Search all over the net for similar case - no exact case. Similar registry was asked when Hotsync but not for installation on Vista ops system.

Call Handspring tech support (813-313-4913). Sorry we can't help you was the final answer I got. There is no patch for older Visor devices to use on Vista, we are working on it but don't know when it'll be available. So I asked what should I do in the meantime. Get a new handheld or use the old laptop was her answer. 

To me, that just seem ridiculous! Why would I want to use the old laptop if I bought a new one and why do I have to buy a new handheld if my old one is still fully functionable?!?! It's like telling me that they only design the device to work as long as technology don't progress. If the company can make patches for newer devices then they should have done that for the older ones too, BEFORE Vista go live. Now they left the customers with older devices hang dry. 

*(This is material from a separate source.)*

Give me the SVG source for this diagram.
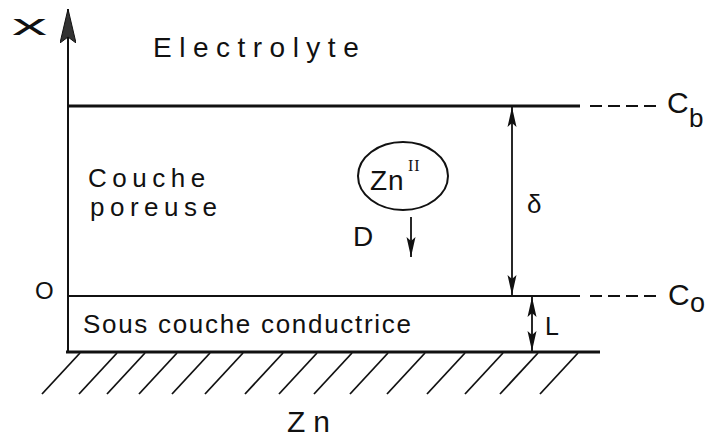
<svg xmlns="http://www.w3.org/2000/svg" width="712" height="439" viewBox="0 0 712 439">
<style>
  .t { font-family: "Liberation Sans", "DejaVu Sans", sans-serif; fill: #111; }
  .ln { stroke: #111; stroke-width: 2; fill: none; }
  .thick { stroke: #111; stroke-width: 3; fill: none; }
  .dash { stroke: #111; stroke-width: 2; fill: none; stroke-dasharray: 12 6; }
  .hatch { stroke: #111; stroke-width: 1.8; }
  .conn { stroke: #111; stroke-width: 1.8; fill: none; }
</style>
<defs>
  <marker id="ah" viewBox="0 0 20 10" refX="20" refY="5" markerWidth="20" markerHeight="10" markerUnits="userSpaceOnUse" orient="auto-start-reverse">
    <path d="M0,0.5 L20,5 L0,9.5 L4,5 Z" fill="#111"/>
  </marker>
  <marker id="axh" viewBox="0 0 34 16" refX="34" refY="8" markerWidth="34" markerHeight="16" markerUnits="userSpaceOnUse" orient="auto">
    <path d="M0,0 L34,8 L0,16 L6,8 Z" fill="#333" stroke="#111" stroke-width="1"/>
  </marker>
</defs>
<rect width="712" height="439" fill="#fff"/>

<g id="axis">
  <line class="ln" x1="68" y1="353" x2="68" y2="9" marker-end="url(#axh)"/>
  <text class="t" x="12" y="35" font-size="30" font-weight="300" textLength="35" lengthAdjust="spacingAndGlyphs">x</text>
</g>

<g id="electrolyte">
  <text class="t" x="153" y="57" font-size="28" letter-spacing="7.5">Electrolyte</text>
</g>

<g id="couche-poreuse">
  <line class="thick" x1="68" y1="106" x2="580" y2="106"/>
  <line class="dash" x1="590" y1="106" x2="657" y2="106"/>
  <text class="t" x="667" y="113" font-size="30">C</text>
  <text class="t" x="689" y="127" font-size="26">b</text>
  <text class="t" x="88" y="187" font-size="26" letter-spacing="5.5">Couche</text>
  <text class="t" x="90" y="216" font-size="26" letter-spacing="5.5">poreuse</text>
  <line class="ln" x1="68" y1="296" x2="580" y2="296"/>
  <line class="dash" x1="590" y1="296" x2="657" y2="296"/>
  <text class="t" x="668" y="305" font-size="30">C</text>
  <text class="t" x="690" y="312" font-size="27">o</text>
  <text class="t" x="35" y="299" font-size="24">O</text>
</g>

<g id="zn-ion">
  <ellipse class="ln" cx="403" cy="176" rx="45" ry="34"/>
  <text class="t" x="370" y="190" font-size="28" letter-spacing="1">Zn</text>
  <text x="408" y="171" font-size="16" font-family="Liberation Serif, serif" fill="#111" letter-spacing="1">II</text>
  <text class="t" x="353" y="246" font-size="28">D</text>
</g>

<g id="sous-couche">
  <text class="t" x="83" y="333" font-size="26" letter-spacing="1.7">Sous couche conductrice</text>
  <line class="thick" x1="66" y1="352" x2="600" y2="352"/>
</g>

<g id="zn-substrate">
  <g class="hatch">
    <line x1="80" y1="353" x2="42" y2="394"/>
    <line x1="117" y1="353" x2="79" y2="394"/>
    <line x1="145" y1="353" x2="107" y2="394"/>
    <line x1="177" y1="353" x2="139" y2="394"/>
    <line x1="210" y1="353" x2="172" y2="394"/>
    <line x1="243" y1="353" x2="205" y2="394"/>
    <line x1="283" y1="353" x2="245" y2="394"/>
    <line x1="317" y1="353" x2="279" y2="394"/>
    <line x1="352" y1="353" x2="314" y2="394"/>
    <line x1="388" y1="353" x2="350" y2="394"/>
    <line x1="425" y1="353" x2="387" y2="394"/>
    <line x1="465" y1="353" x2="427" y2="394"/>
    <line x1="503" y1="353" x2="465" y2="394"/>
    <line x1="538" y1="353" x2="500" y2="394"/>
    <line x1="578" y1="353" x2="540" y2="394"/>
  </g>
  <text class="t" x="287" y="432" font-size="30" letter-spacing="8">Zn</text>
</g>

<g id="connectors">
  <line class="conn" x1="512" y1="107" x2="512" y2="295" marker-start="url(#ah)" marker-end="url(#ah)"/>
  <text class="t" x="527" y="213" font-size="26">δ</text>
  <line class="conn" x1="532" y1="297" x2="532" y2="351" marker-start="url(#ah)" marker-end="url(#ah)"/>
  <text class="t" x="545" y="335" font-size="25">L</text>
  <line class="conn" x1="411" y1="217" x2="411" y2="257" marker-end="url(#ah)"/>
</g>
</svg>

Sorry for the long post. I needed to vent. Thank you for reading it through


----------



## DoubleHelix (Dec 10, 2004)

I wouldn't blame Palm for this problem. You're using a very old and unsupported device on a very new operating system. Technology does not have an infinite life. Eventually certain things need to be upgraded. I understand you're frustrated since the Visor still works, but the fact is that it doesn't work with the new operating system Vista. I wouldn't count on Palm to come up with a fix for this. I'm surprised they'd actually say that.


----------



## quyenie (Apr 30, 2007)

Upgrade - agree, but not replace. Just seem like a waste. And it's not like you have much choice in sticking with the XP system. There was 1 XP and 30 Vista computer/laptop at Fry's that day.
You guys think if I buy the registry palmdevc.dll ($10) and somehow get the computer to see it, it would work? But how to get it working?


----------



## DoubleHelix (Dec 10, 2004)

I wouldn't pay $10 for a DLL file with no guarantee that it will work. The bottom line appears to be that the new is not compatible with the old.


----------